There is nothing wrong with newspapers trying to be profitable as this guarantees the paper’s independence. However, the lurid and explicit picture of a cavorting couple that appeared on the front page of The Sowetan last week took this profitability thing a bit too far. I listened in sheer disbelief as the editor of the paper, Mpumelelo Mkhabela, justified the use of the picture, saying the newspaper had a responsibility to show South Africans how their taxes were being abused as the people involved were in uniform.

 

The problem with this explanation is that we are being told that if a public servant plunges a knife into another’s neck and the handle sticks out, there is nothing wrong with using the picture.
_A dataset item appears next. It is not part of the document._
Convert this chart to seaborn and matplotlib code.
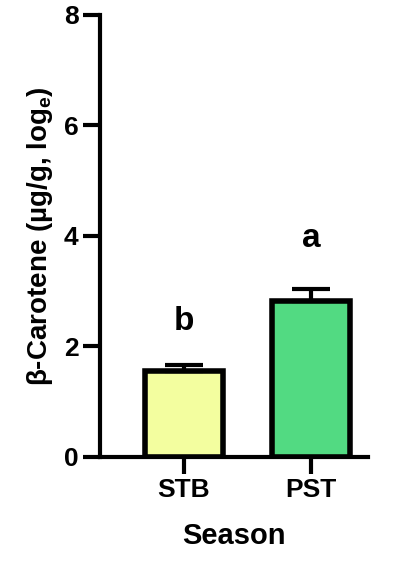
import matplotlib
matplotlib.use("Agg")
import matplotlib.pyplot as plt
import seaborn as sns
import pandas as pd

seasons = ["STB", "PST"]
means = [1.55, 2.82]
errs = [0.12, 0.21]
letters = ["b", "a"]
colors = ["#f3fe9f", "#52da82"]

sns.set_style("ticks")
plt.rcParams['font.family'] = ['Liberation Sans', 'DejaVu Sans']
plt.rcParams['text.color'] = 'black'
plt.rcParams['axes.labelcolor'] = 'black'
plt.rcParams['xtick.color'] = 'black'
plt.rcParams['ytick.color'] = 'black'
plt.rcParams['axes.edgecolor'] = 'black'
fig = plt.figure(figsize=(4, 5.71), dpi=100)
ax = fig.add_axes([0.25, 0.2, 0.67, 0.774])
df = pd.DataFrame({"Season": seasons, "val": means})
sns.barplot(data=df, x="Season", y="val", hue="Season", palette=colors, width=0.61,
            saturation=1, edgecolor="black", linewidth=4, ax=ax, legend=False, errorbar=None)
for i, (m, e) in enumerate(zip(means, errs)):
    ax.errorbar(i, m, yerr=[[0], [e]], color="black", capsize=14, capthick=3, elinewidth=3)
for i, l in enumerate([2.45, 3.95]):
    ax.text(i, l, letters[i], ha="center", va="center", fontsize=24, fontweight="bold", color="black")
ax.set_xlim(-0.66, 1.45)
ax.set_ylim(0, 8)
ax.set_yticks([0, 2, 4, 6, 8])
ax.set_ylabel("β-Carotene (µg/g, log$_\\mathregular{e}$)", fontsize=20, fontweight="bold", labelpad=6)
ax.set_xlabel("Season", fontsize=21, fontweight="bold", labelpad=14)
for s in ["left", "bottom"]:
    ax.spines[s].set_linewidth(3)
sns.despine(ax=ax)
ax.tick_params(width=3, length=12, labelsize=19)
for t in ax.get_xticklabels() + ax.get_yticklabels():
    t.set_fontweight("bold")
fig.savefig("out.png", dpi=100)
Indeed, there would be an outcry.

 

What depressed me further about this particular story was that the video from which the picture was published had been doing the rounds for four weeks. The Department of Correctional Services and the South African Police Service had already taken action against the culprits. So this picture was not even that newsworthy — it was history. The newspaper’s boast that the paper was sold out by early afternoon tells the whole story — that it was more about the bottom line than public interest.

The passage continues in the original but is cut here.